Gasoline inventories decreased by a steep 1.6 million barrels last week. While inventories have been dropping, it is to be expected for this time of year. We should expect to level out in the next few weeks before trending even further down during the summer months.
While gas is technically lower in price than it was a month ago, that is a result of a massive amount of emergency reserve releases, and it still hasn’t pushed prices down that far. A month ago gas was averaging $4.246 a gallon. Now it is $4.141 which is a mere 10 cent difference. Hopefully, we make the same shape on the following chart as we did in 2010 because this is getting pretty crazy pretty quick.

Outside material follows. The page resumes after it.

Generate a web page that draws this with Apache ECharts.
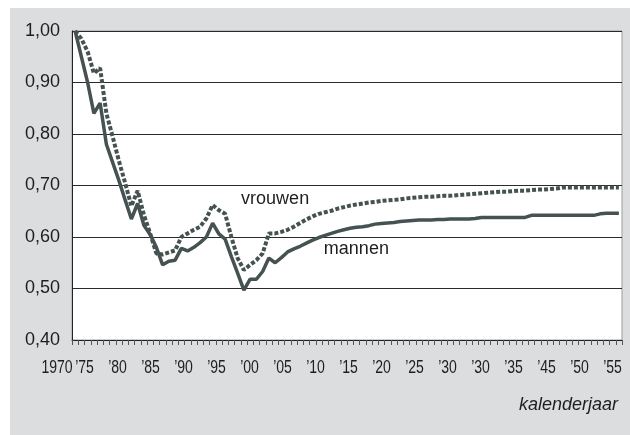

Distillates are holding the right slope for this time of year but are already much lower in supply than they should be. If distillates don’t level out over the next two months, lots of folks are going to be struggling to find cheap heating oil amongst other products. Propane is doing A-OK and may actually be in the beginnings of building some extra inventory. Good for you, propane.
We feel like a broken record with recent reports, but that is just the way things are going down right now. Inventories are low, and nearsighted policy is ensuring that they go even lower. Those of us in the industry may benefit from all of this hullabaloo, so stay strong my friends. Thanks for stopping by this week, ad we look forward to sharing a drink next Thursday. Cheers!